▶ _GIVEN PROBLEM_: Without the pictures, repeat the listing character for character.

▶ _DATASET CONTENT_:
>>>>>
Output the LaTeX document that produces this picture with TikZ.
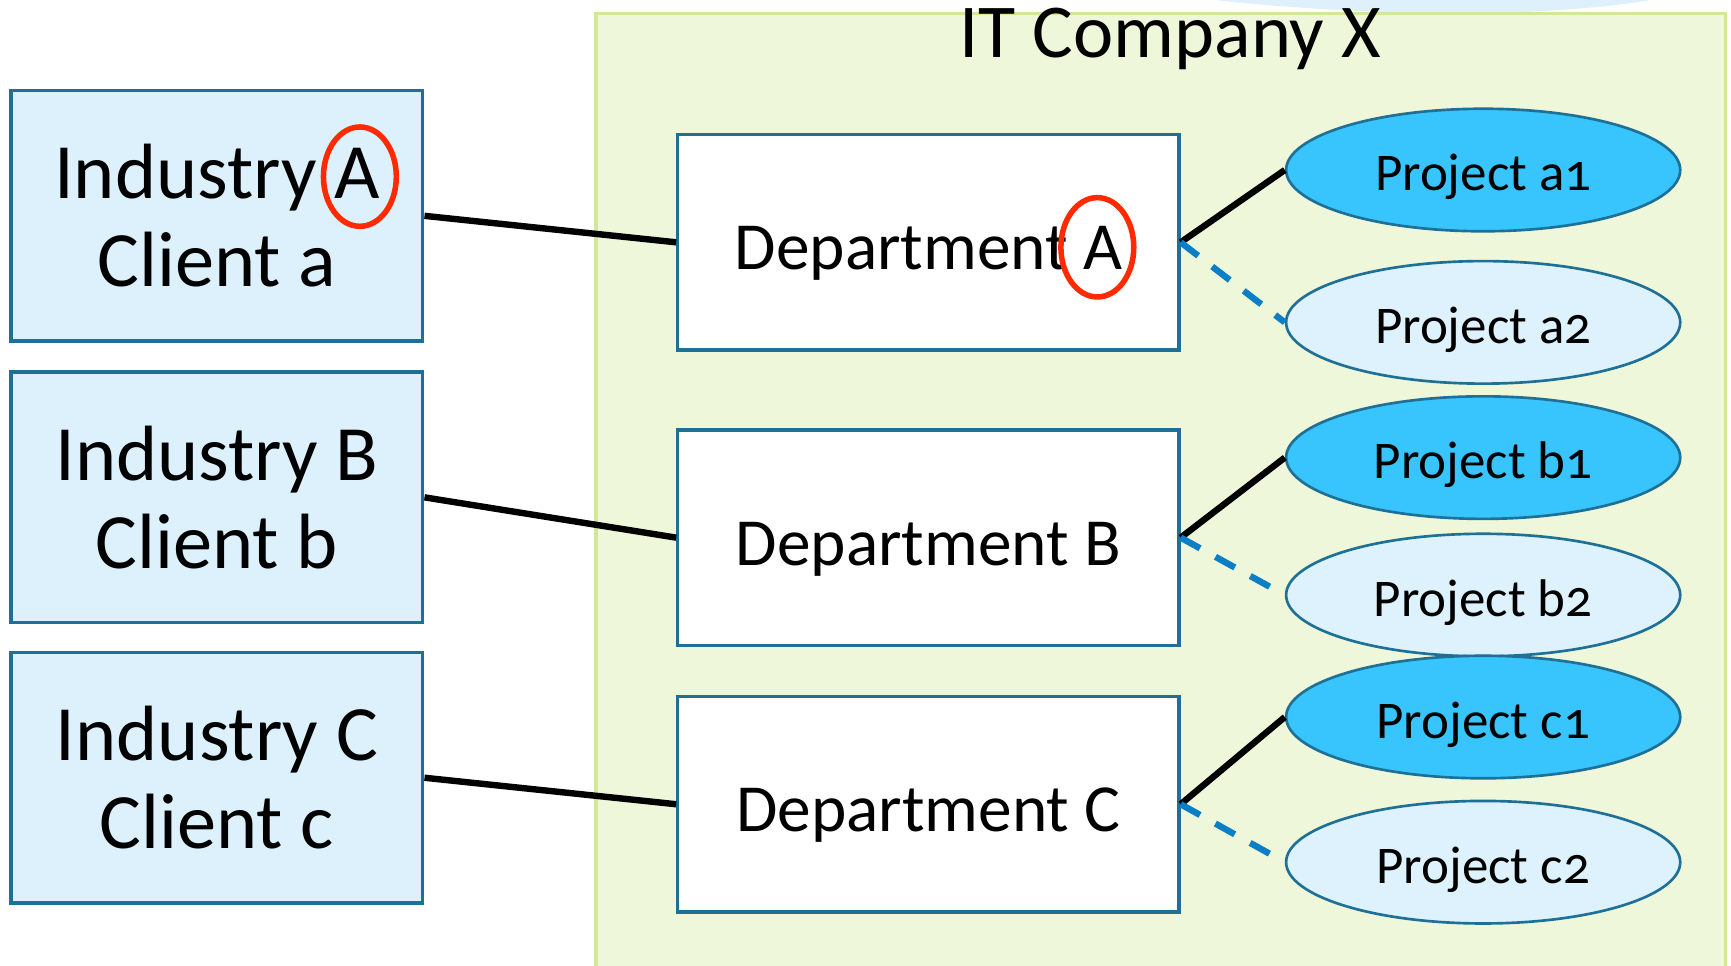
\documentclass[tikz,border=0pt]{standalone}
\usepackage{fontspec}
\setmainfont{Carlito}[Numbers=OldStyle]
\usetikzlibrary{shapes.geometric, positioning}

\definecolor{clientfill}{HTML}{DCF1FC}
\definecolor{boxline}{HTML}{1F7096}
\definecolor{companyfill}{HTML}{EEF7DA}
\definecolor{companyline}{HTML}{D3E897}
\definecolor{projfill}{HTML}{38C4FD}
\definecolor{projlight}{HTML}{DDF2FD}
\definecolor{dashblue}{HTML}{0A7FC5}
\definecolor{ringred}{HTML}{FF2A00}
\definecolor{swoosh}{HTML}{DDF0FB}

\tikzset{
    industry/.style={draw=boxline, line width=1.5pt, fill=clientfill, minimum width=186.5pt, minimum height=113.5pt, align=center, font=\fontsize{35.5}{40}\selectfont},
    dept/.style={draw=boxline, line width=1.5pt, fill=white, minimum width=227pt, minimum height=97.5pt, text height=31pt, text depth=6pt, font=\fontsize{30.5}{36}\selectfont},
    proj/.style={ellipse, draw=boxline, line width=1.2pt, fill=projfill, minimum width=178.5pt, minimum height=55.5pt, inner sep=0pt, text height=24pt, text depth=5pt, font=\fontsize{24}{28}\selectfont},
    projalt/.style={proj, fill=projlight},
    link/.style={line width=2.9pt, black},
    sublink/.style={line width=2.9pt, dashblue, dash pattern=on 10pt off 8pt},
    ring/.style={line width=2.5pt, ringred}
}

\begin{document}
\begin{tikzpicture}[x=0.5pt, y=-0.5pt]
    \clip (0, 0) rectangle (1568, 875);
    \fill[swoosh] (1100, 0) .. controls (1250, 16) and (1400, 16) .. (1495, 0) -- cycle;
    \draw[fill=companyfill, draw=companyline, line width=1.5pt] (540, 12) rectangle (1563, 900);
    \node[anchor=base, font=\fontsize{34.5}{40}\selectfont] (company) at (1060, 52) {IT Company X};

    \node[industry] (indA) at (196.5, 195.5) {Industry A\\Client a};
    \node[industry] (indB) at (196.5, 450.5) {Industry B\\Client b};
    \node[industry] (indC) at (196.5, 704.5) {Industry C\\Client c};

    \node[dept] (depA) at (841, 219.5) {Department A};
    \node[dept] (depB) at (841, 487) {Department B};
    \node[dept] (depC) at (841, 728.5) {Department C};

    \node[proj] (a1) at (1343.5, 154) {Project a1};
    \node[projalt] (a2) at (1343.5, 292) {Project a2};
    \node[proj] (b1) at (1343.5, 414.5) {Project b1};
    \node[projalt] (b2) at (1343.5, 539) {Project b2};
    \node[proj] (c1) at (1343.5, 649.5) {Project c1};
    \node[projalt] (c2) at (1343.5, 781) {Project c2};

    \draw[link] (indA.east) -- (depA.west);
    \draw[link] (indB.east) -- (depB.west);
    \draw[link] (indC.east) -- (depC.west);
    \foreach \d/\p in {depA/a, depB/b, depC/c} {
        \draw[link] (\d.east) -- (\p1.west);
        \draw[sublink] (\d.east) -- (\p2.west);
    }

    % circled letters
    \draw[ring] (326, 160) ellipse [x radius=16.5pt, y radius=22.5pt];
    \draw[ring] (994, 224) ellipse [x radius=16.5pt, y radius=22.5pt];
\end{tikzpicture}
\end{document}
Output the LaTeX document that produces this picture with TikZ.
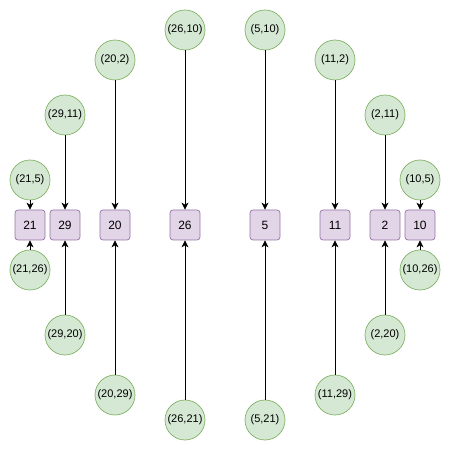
<<<<<
▶ _SOLUTION TO THIS EXERCISE_:
Output the LaTeX document that produces this picture with TikZ.
\documentclass[tikz,border=0pt]{standalone}
\usepackage{fontspec}
\setmainfont{Carlito}[Numbers=OldStyle]
\usetikzlibrary{shapes.geometric, positioning}

\definecolor{clientfill}{HTML}{DCF1FC}
\definecolor{boxline}{HTML}{1F7096}
\definecolor{companyfill}{HTML}{EEF7DA}
\definecolor{companyline}{HTML}{D3E897}
\definecolor{projfill}{HTML}{38C4FD}
\definecolor{projlight}{HTML}{DDF2FD}
\definecolor{dashblue}{HTML}{0A7FC5}
\definecolor{ringred}{HTML}{FF2A00}
\definecolor{swoosh}{HTML}{DDF0FB}

\tikzset{
    industry/.style={draw=boxline, line width=1.5pt, fill=clientfill, minimum width=186.5pt, minimum height=113.5pt, align=center, font=\fontsize{35.5}{40}\selectfont},
    dept/.style={draw=boxline, line width=1.5pt, fill=white, minimum width=227pt, minimum height=97.5pt, text height=31pt, text depth=6pt, font=\fontsize{30.5}{36}\selectfont},
    proj/.style={ellipse, draw=boxline, line width=1.2pt, fill=projfill, minimum width=178.5pt, minimum height=55.5pt, inner sep=0pt, text height=24pt, text depth=5pt, font=\fontsize{24}{28}\selectfont},
    projalt/.style={proj, fill=projlight},
    link/.style={line width=2.9pt, black},
    sublink/.style={line width=2.9pt, dashblue, dash pattern=on 10pt off 8pt},
    ring/.style={line width=2.5pt, ringred}
}

\begin{document}
\begin{tikzpicture}[x=0.5pt, y=-0.5pt]
    \clip (0, 0) rectangle (1568, 875);
    \fill[swoosh] (1100, 0) .. controls (1250, 16) and (1400, 16) .. (1495, 0) -- cycle;
    \draw[fill=companyfill, draw=companyline, line width=1.5pt] (540, 12) rectangle (1563, 900);
    \node[anchor=base, font=\fontsize{34.5}{40}\selectfont] (company) at (1060, 52) {IT Company X};

    \node[industry] (indA) at (196.5, 195.5) {Industry A\\Client a};
    \node[industry] (indB) at (196.5, 450.5) {Industry B\\Client b};
    \node[industry] (indC) at (196.5, 704.5) {Industry C\\Client c};

    \node[dept] (depA) at (841, 219.5) {Department A};
    \node[dept] (depB) at (841, 487) {Department B};
    \node[dept] (depC) at (841, 728.5) {Department C};

    \node[proj] (a1) at (1343.5, 154) {Project a1};
    \node[projalt] (a2) at (1343.5, 292) {Project a2};
    \node[proj] (b1) at (1343.5, 414.5) {Project b1};
    \node[projalt] (b2) at (1343.5, 539) {Project b2};
    \node[proj] (c1) at (1343.5, 649.5) {Project c1};
    \node[projalt] (c2) at (1343.5, 781) {Project c2};

    \draw[link] (indA.east) -- (depA.west);
    \draw[link] (indB.east) -- (depB.west);
    \draw[link] (indC.east) -- (depC.west);
    \foreach \d/\p in {depA/a, depB/b, depC/c} {
        \draw[link] (\d.east) -- (\p1.west);
        \draw[sublink] (\d.east) -- (\p2.west);
    }

    % circled letters
    \draw[ring] (326, 160) ellipse [x radius=16.5pt, y radius=22.5pt];
    \draw[ring] (994, 224) ellipse [x radius=16.5pt, y radius=22.5pt];
\end{tikzpicture}
\end{document}
Output the LaTeX document that produces this picture with TikZ.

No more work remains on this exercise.